I like the camera work here, pursuing those lives on unusual angles, being blocked by obstacles, obfuscated by light and obscured by shadows, as if the point of view on the movie was one of a discreet ghost: hiding things and then focusing on powerful details.
The cold coloring reminded me of "21 grams" and that feeling was there all along, reinforced by the eventual clash of unsuspected characters and even on the first time a sketch of a song appears on the movie (the lonesome guitar chords), although here we don't get to see much of the surroundings, the birds, the wreckage, but relatable claustrophobic settings, from weary hallways and heavy bedrooms to one's escape through an extended submersion in a pool.
Something harsh is about to happen or is it that it already did? We don't know. We won't know it.

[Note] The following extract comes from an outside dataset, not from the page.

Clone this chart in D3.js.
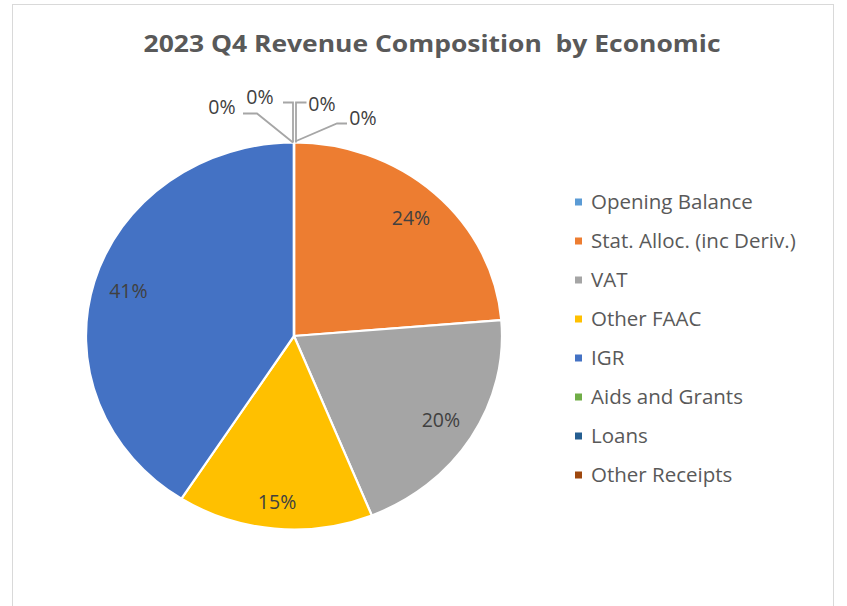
<!DOCTYPE html>
<html><head><meta charset="utf-8">
<script src="https://cdn.jsdelivr.net/npm/d3@7"></script>
<style>body{margin:0;background:#fff;} svg{display:block;}</style>
</head><body>
<svg id="chart" width="847" height="606"></svg>
<script>
// ---- data ----
const chartTitle = "2023 Q4 Revenue Composition  by Economic";
const categories = ["Opening Balance","Stat. Alloc. (inc Deriv.)","VAT","Other FAAC","IGR","Aids and Grants","Loans","Other Receipts"];
const shares = [0, 23.7, 20.2, 15.2, 40.9, 0, 0, 0];
const colors = ["#5B9BD5","#ED7D31","#A5A5A5","#FFC000","#4472C4","#70AD47","#255E91","#9E480E"];

// ---- layout ----
const W = 847, H = 606;
const cx = 294, cy = 336, rx = 208, ry = 193.5;
const font = "'Open Sans', 'Noto Sans', sans-serif";
const svg = d3.select("#chart");

svg.append("rect").attr("x",12.5).attr("y",4.5).attr("width",821).attr("height",640)
  .attr("fill","#fff").attr("stroke","#D9D9D9").attr("stroke-width",1);

svg.append("text").attr("x",432).attr("y",52).attr("text-anchor","middle")
  .attr("font-family",font).attr("font-weight","bold").attr("font-size",23.5)
  .attr("fill","#595959").attr("textLength",577).attr("lengthAdjust","spacingAndGlyphs")
  .style("white-space","pre")
  .text(chartTitle);

const data = categories.map((c,i)=>({name:c, value:shares[i], color:colors[i], idx:i}));
const pie = d3.pie().sort(null).value(d=>d.value).startAngle(0).endAngle(2*Math.PI);
const arcs = pie(data);
const total = d3.sum(shares);
const pct = d3.format(".0%");
const arc = d3.arc().innerRadius(0).outerRadius(rx);

const gp = svg.append("g").attr("transform",`translate(${cx},${cy}) scale(1,${ry/rx})`);
gp.selectAll("path").data(arcs).join("path")
  .attr("d",arc).attr("fill",d=>d.data.color)
  .attr("stroke","#fff").attr("stroke-width",2.2).attr("vector-effect","non-scaling-stroke")
  .attr("stroke-linejoin","round");

// inside labels
const labelFrac = [0, 0.83, 0.83, 0.865, 0.83, 0, 0, 0];
const lblSize = 19.5;
const gl = svg.append("g").attr("transform",`translate(${cx},${cy})`);
arcs.filter(d=>d.value>0).forEach(d=>{
  const a = (d.startAngle+d.endAngle)/2;
  const f = labelFrac[d.data.idx];
  gl.append("text")
    .attr("x", Math.sin(a)*rx*f).attr("y", -Math.cos(a)*ry*f)
    .attr("dy","0.35em").attr("text-anchor","middle")
    .attr("font-family",font).attr("font-size",lblSize).attr("fill","#404040")
    .text(pct(d.value/total));
});

// zero-value labels with leader lines (offsets from pie top)
const zeroLayout = {
  0: {lx: 28, ly: -38, pts: [[2,0],[2,-40],[12.5,-40]]},
  5: {lx: 69, ly: -24, pts: [[1,-1],[43,-19],[53,-19]]},
  6: {lx: -34, ly: -45, pts: [[-1,0],[-1,-40],[-11,-40]]},
  7: {lx: -72, ly: -35, pts: [[-1,0],[-37,-29],[-51,-29]]}
};
const gz = svg.append("g").attr("transform",`translate(${cx},${cy-ry})`);
arcs.filter(d=>d.value===0).forEach(d=>{
  const L = zeroLayout[d.data.idx];
  gz.append("path").attr("d", d3.line()(L.pts)).attr("fill","none")
    .attr("stroke","#A6A6A6").attr("stroke-width",1.8);
  gz.append("text").attr("x",L.lx).attr("y",L.ly).attr("dy","0.35em").attr("text-anchor","middle")
    .attr("font-family",font).attr("font-size",lblSize).attr("fill","#404040")
    .text(pct(total ? d.value/total : 0));
});

// legend
const lg = svg.append("g").attr("transform","translate(575,202)");
const rowH = 39;
const items = lg.selectAll("g").data(data).join("g").attr("transform",(d,i)=>`translate(0,${i*rowH})`);
items.append("rect").attr("x",0).attr("y",-3.5).attr("width",7).attr("height",7).attr("fill",d=>d.color);
items.append("text").attr("x",16).attr("y",0).attr("dy","0.35em")
  .attr("font-family",font).attr("font-size",20.5).attr("fill","#595959").text(d=>d.name);
</script>
</body></html>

The cold colors in here and in a smaller amount the sparse music are where the "21 grams" both start and terminate. On that movie, we get some closure, although full of despair; the random encounters become meaningful ones. The story connects and instead of losings its poetic power to impress and stun us, it's rather the opposite: it flourishes, even though that flower is bound to death. It's nothing close to this heavy yet beautiful portrayal of life that "A Zona" ("Uprise", poorly translated) gives us. It gives us close to nothing.
The answers, naïvely I thought, would come along way down the road, but more than half a movie on, they didn't. And the truth is, they won't. As much as I've liked the camerawork, the photography (and I have to emphasize: for the first half or so of the movie; beyond that point, even this told me nothing), I wouldn't recommend this movie to anyone.
There are better portrayals of despair and loneliness out there.